With the advent of “collaborative combat aircraft,” or CCAs—drones to accompany fighter jets into conflict, and the service’s E-7s and existing fighter fleet, lawmakers felt there were better uses for the funds to meet near term needs, one congressional aide said.
Wittman’s subcommittee markup of the defense policy bill, released on Monday, would add more congressional oversight over NGAD—requiring both the Air Force and Navy to submit annual reports to Congress on “development and technology maturation progress.” It also asks the services to establish “threshold and objective key performance parameters regarding flyaway unit cost, gross/weapon system unit cost, aircraft cost-per-tail-per-year, and aircraft cost-per-flight-hour” to keep the program on track and prevent potential cost increases.

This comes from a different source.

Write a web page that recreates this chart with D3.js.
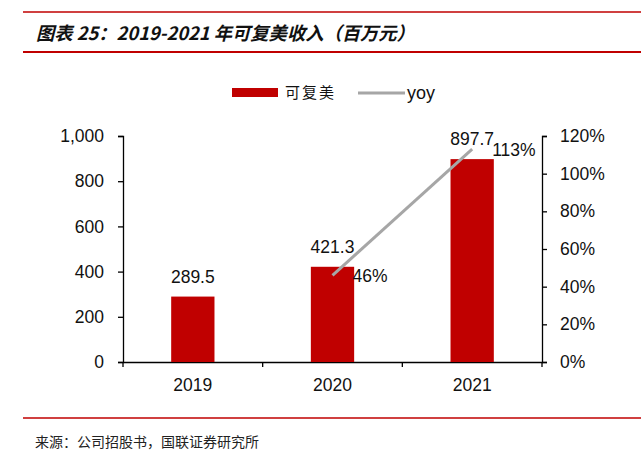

Wittman’s mark also would greenlight the Air Force’s plan to get rid of some of its old aircraft, such as A-10 Warthogs and F-15C and -D fighters, and put the savings toward future fighter aircraft.
However, Rogers’ markup would block the service’s proposal to shed 32 Block 20 F-22s. That would mark the second straight year that Congress has denied the request.
Service officials have said these F-22s will “never be a part of the combat force” because it would require too much effort and cost too much to get them ready for battle.
Wittman said the 2023 defense bill had already addressed the Air Force’s wish to get rid of its F-22s, yet “they tried to take another bite of the apple this year.”
“Our position has not changed—this retirement would add unnecessary wear and tear to our most combat-capable fleet and to a very small fleet of remaining F-22s,” the lawmaker said.
Wittman also said the Air Force, which just this year reached its goal of purchasing 72 annually, would probably not be able to hold that number in the years to come.
“I don't know that each year that we can maintain that. We always push the Air Force to make sure they get as close to 72 as they can,” he said.
However, the Air Force’s plan for CCAs is promising, and combined with the E-7, could provide a “gap filler” to get the most out of the service’s existing fighters, Wittman said.
The service is coming down about 350 fighters over the next five years, Air Force Secretary Frank Kendall told reporters in May. But even with a smaller force, Kendall has said the Air Force will still be able to do all the missions it needs to do.
And “counting the numbers” of fighters is secondary to the service right now, Kendall said. Moving forward as quickly as possible to build next-gen platforms takes precedence, he said.
But before Wittman’s subcommittee can get its wishes, the bill still needs to go through the full HASC markup next week, through Senate authorizers, and appropriators. However, Wittman said he’s confident that the draft bill will make it through with minimal changes.
“What we're trying to do is to prep the playing field as this gets in there to make sure we maintain everything and to make sure we're in the same thought process as the Senate. Because what we'd like is that these things don't change a lot —so that's what we've done, so I think that's where we'll end up,” he said.